企画するのも声をかけるのも、取材の段取りを整えたり書いたり撮ったり編集したり。もちろん本職での経験の延長上にあることではあると思うのですが、自主的にやるのがすごいこと!
(だいぶ前、かもめと街や別の媒体でもそういう企画をやったのですが、本当にパワーが必要でした……!!めちゃくちゃ楽しかったし、またやりたいとは思っています)
この号で感激したのは、演劇&コントと瞬く間に名声を博し、気づけば「Forbes JAPAN 30 UNDER 30 2023(世界を変える30歳未満)」にも選ばれたダウ90000の蓮見さんと「ODDTAXI」のテーマソングが大ヒットしたことでも話題になったスカート澤部さんの雑談企画。

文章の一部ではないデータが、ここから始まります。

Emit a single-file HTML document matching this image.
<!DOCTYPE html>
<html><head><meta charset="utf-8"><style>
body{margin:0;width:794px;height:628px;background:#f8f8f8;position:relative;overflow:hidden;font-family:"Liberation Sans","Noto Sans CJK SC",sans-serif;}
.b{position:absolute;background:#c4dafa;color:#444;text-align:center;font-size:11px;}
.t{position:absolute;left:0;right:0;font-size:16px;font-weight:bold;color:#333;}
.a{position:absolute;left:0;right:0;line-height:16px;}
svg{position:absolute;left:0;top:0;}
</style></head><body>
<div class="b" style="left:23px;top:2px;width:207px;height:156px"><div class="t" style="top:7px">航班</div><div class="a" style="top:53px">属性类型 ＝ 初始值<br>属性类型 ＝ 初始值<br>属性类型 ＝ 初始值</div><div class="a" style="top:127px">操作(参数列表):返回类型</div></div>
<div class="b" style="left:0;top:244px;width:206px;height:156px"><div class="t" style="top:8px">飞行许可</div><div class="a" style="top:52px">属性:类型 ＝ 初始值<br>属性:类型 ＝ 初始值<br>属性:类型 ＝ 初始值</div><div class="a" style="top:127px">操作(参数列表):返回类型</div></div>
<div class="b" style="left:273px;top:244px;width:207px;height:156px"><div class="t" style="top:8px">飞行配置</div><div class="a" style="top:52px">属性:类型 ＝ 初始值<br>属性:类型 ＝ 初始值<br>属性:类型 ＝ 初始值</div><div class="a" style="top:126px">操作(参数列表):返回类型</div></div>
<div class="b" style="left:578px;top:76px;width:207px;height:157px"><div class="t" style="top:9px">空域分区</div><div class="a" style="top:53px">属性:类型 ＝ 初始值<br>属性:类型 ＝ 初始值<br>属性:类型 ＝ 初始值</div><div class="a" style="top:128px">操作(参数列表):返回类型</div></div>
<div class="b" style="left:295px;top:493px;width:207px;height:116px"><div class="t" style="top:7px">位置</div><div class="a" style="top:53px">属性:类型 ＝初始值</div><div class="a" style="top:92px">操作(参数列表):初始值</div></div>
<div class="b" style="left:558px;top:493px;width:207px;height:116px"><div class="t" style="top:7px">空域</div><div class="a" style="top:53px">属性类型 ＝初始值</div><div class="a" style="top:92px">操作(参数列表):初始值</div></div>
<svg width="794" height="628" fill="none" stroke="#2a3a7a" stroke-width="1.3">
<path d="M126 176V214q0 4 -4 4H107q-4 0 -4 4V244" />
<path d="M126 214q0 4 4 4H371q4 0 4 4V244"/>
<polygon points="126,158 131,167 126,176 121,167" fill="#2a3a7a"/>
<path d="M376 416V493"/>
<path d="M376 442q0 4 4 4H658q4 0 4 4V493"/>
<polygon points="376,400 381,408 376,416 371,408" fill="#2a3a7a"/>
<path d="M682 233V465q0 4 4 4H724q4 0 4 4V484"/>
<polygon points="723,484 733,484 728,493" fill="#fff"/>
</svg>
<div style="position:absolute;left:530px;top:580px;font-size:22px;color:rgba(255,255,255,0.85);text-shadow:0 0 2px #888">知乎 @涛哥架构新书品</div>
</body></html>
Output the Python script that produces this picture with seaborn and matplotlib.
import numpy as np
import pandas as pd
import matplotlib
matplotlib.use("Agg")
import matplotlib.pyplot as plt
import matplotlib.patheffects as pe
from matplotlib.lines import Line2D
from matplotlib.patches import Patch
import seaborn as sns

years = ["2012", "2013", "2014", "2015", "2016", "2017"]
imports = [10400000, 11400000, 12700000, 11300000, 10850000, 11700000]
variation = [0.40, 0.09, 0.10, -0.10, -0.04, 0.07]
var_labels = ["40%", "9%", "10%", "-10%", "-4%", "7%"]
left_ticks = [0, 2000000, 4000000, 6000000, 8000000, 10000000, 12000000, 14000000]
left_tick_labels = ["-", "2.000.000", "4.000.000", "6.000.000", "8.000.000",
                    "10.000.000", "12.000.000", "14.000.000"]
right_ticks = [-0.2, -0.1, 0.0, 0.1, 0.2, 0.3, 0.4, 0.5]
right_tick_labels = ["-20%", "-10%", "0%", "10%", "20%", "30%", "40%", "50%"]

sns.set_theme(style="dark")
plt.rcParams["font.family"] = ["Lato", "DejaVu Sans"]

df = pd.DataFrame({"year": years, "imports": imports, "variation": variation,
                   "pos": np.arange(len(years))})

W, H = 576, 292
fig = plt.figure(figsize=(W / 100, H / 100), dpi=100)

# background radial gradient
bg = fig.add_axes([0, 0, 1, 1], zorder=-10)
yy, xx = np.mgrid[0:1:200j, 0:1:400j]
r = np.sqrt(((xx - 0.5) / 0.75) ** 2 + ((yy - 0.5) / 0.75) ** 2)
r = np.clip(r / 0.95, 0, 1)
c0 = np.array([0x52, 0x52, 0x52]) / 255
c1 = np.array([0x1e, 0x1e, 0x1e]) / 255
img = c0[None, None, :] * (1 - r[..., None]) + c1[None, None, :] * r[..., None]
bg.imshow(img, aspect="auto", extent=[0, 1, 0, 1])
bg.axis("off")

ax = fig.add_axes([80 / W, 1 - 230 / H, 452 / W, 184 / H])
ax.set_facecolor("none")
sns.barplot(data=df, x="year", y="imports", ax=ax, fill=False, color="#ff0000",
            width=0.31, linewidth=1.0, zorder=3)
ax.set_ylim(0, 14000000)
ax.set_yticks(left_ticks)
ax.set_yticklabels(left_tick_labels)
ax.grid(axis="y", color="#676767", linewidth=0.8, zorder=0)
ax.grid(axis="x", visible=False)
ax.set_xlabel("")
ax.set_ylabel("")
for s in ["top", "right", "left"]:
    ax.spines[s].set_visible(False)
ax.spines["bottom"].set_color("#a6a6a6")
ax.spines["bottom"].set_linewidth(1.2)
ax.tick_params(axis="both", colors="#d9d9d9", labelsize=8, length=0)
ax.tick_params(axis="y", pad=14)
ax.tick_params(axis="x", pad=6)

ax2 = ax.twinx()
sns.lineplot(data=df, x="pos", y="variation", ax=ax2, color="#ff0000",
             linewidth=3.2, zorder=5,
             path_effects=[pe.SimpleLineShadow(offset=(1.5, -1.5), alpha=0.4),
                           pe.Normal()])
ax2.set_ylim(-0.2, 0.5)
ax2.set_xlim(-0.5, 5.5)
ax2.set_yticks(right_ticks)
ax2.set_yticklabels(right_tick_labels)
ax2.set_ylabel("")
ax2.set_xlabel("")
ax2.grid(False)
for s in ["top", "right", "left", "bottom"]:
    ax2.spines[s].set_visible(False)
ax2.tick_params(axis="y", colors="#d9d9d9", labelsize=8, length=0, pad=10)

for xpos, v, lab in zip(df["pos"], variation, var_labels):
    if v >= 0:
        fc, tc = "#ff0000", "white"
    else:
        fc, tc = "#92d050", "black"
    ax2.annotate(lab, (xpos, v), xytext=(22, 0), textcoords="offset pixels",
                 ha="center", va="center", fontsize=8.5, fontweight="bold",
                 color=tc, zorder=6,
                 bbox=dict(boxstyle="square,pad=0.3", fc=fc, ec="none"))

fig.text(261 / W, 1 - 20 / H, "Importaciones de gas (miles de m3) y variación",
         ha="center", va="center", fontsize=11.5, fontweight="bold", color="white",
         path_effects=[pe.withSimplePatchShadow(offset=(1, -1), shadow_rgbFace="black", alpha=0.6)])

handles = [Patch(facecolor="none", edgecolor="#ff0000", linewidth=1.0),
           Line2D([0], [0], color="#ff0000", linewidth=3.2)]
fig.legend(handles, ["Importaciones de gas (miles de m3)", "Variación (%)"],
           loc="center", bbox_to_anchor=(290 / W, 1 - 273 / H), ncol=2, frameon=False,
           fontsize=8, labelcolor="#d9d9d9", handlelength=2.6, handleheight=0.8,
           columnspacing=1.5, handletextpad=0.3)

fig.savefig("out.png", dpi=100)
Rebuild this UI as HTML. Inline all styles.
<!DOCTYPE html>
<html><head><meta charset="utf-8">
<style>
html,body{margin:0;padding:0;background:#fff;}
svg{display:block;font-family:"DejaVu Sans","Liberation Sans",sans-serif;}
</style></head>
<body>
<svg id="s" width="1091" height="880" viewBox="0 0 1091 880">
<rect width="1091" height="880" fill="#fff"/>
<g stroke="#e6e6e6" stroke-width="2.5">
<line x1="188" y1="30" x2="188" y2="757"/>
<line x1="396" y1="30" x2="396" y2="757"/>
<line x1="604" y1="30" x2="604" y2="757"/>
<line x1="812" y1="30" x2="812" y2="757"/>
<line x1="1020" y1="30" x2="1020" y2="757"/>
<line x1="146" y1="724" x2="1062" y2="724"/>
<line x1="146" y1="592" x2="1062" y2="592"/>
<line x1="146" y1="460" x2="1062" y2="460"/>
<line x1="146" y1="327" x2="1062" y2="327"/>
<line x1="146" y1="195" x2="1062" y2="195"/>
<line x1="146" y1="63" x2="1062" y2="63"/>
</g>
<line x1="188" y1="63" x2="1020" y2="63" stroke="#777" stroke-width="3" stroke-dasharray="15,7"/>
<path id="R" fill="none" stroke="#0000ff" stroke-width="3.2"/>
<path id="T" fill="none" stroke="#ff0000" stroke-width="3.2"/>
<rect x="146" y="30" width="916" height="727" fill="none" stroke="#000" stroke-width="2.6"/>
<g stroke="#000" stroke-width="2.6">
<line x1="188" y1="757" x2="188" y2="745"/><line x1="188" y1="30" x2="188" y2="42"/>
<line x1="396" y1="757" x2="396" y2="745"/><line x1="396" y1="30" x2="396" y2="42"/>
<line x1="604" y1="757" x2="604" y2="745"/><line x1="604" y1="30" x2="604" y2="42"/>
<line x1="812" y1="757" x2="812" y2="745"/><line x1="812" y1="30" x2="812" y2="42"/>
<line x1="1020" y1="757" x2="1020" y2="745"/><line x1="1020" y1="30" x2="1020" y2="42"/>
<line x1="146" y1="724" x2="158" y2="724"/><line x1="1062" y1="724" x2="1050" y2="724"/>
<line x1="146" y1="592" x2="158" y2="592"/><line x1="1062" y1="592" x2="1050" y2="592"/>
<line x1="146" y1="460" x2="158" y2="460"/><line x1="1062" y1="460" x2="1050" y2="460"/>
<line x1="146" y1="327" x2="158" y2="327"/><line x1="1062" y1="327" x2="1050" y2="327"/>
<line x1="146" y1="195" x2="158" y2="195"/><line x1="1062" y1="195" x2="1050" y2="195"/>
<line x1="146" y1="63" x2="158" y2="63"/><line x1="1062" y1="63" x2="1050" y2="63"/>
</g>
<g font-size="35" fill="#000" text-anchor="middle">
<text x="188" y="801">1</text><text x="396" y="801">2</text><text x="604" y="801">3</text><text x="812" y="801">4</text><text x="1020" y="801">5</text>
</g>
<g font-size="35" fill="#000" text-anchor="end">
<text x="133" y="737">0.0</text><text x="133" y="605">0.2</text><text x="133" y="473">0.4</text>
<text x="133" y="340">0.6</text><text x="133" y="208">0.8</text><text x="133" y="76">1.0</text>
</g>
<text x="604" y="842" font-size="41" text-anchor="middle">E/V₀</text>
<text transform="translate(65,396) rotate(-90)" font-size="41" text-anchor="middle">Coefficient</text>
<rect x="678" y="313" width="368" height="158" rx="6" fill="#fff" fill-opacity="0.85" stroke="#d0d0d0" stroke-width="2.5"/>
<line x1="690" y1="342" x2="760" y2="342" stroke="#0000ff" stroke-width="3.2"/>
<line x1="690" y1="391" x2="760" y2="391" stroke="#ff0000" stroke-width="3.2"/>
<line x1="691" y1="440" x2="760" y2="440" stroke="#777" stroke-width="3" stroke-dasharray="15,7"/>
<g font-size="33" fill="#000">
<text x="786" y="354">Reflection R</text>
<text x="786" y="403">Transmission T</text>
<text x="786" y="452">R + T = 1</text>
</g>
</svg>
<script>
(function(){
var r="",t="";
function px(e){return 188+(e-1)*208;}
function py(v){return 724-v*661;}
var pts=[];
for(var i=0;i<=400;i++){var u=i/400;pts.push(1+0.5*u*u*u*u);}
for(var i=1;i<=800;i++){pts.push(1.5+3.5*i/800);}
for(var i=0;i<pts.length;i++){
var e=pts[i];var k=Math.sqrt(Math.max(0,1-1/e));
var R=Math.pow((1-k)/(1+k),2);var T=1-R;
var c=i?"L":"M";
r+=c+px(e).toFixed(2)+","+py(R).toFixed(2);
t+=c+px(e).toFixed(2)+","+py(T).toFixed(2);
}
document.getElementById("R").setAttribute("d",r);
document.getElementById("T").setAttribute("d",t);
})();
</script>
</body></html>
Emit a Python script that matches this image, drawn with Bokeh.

(澤部さんは昨年のダウ90000の演劇公演に曲を提供されていたのです)
「どこかのメディアで対談」となるとテーマ性を持たせたり、きちんとどこかに辿り着かないといけない感じはどうしてもあるはず。わかりやすさや伝わり具合が大事ですからね。こう伝えてほしいという意向がある場合もあるでしょうし。
でも、雑談と掲げられることで、二人の対談をフラットな気持ちで読めるのが新鮮で。好きな人同士の雑談なんて聞きたすぎるでしょといった感じです。
以前のこの連載でも話題に上がりましたが、まさに商業出版と個人制作のZINEとの垣根が壊されているように感じました。
いつかこんな素晴らしいZINEを作りたいと願う同志と出会ってバチバチにかっこいいものを作りたい。そのためにも細く長く燃えていなければ! と決意を新たにしました。
My Lost “C” in TOKYO 宮崎希沙
こちらはシモダさんも大好きな、中野のタコシェでおすすめしてもらったZINE。
以前タコシェさんに「店の記憶を自分なりに残したいんです」というお話をしたことがあったんですね。その流れでおすすめしていただいたのがこちらでした。
カレー好きのデザイナーさんが、閉店(移転含む)するカレー屋さんを中心とした飲食店の思い出を綴っています。街や店が自分の人生と深く関わっていることが文章からしみじみと伝わってきます。
ちなみにこのZINEはなんと220円!
16Pのミニブックなんですが、この気軽さや買いやすさはZINEらしくていいなと思っています。サクッと読めるボリュームで。おそらく印刷所を通さず自分で製本しているのだと思うのですが、パッと目を引くデザインがいいですよね。
作者の方は2010〜2019年まで「CURRY NOTE」というzineを作っていたとのことで、「日記的なパーソナルなもの」として作っていたものが想像以上に広がっていることへの戸惑いや「自分勝手に書くことへの抵抗」にも言及していて、その点にもちょっと共感しました。(わたしも日々悩んでます)
気になる店の情報とかをSNSのまとめ投稿やグルメ本を見るのもいいんですけど、最近は誰かのパーソナルな思い出を本やZINEで知るほうが断然好きで。ここでも紹介されている店、近々行ってこようと思います。
以上、理想のZINEを紹介しました。
前回のお手紙で紹介してくださったハロプロ好きが集まって作ったエッセイZINEみたいなの、いつかゆっきゅんをテーマに作りたいわ〜!って想像しました。いや、作りたいよりも、読みたいのかも。同じ曲を違う誰かがどんな思いで聞いているか、とても興味あります。
誰かのことが好きすぎて、もらったパワーを全部返すかのように作られたものって素敵ですよね。ZINEが好きなのってそういうところなのかも。そのままではいられない衝動というか。どんな作品であれ、突っ走っているものしかないところが魅力なのかもしれません。
なんだか昼間に書いていたはずなのに、夜に書く手紙の濃さになっている気がしますが、今回はこの辺りで。
次のお手紙も楽しみにしてますね。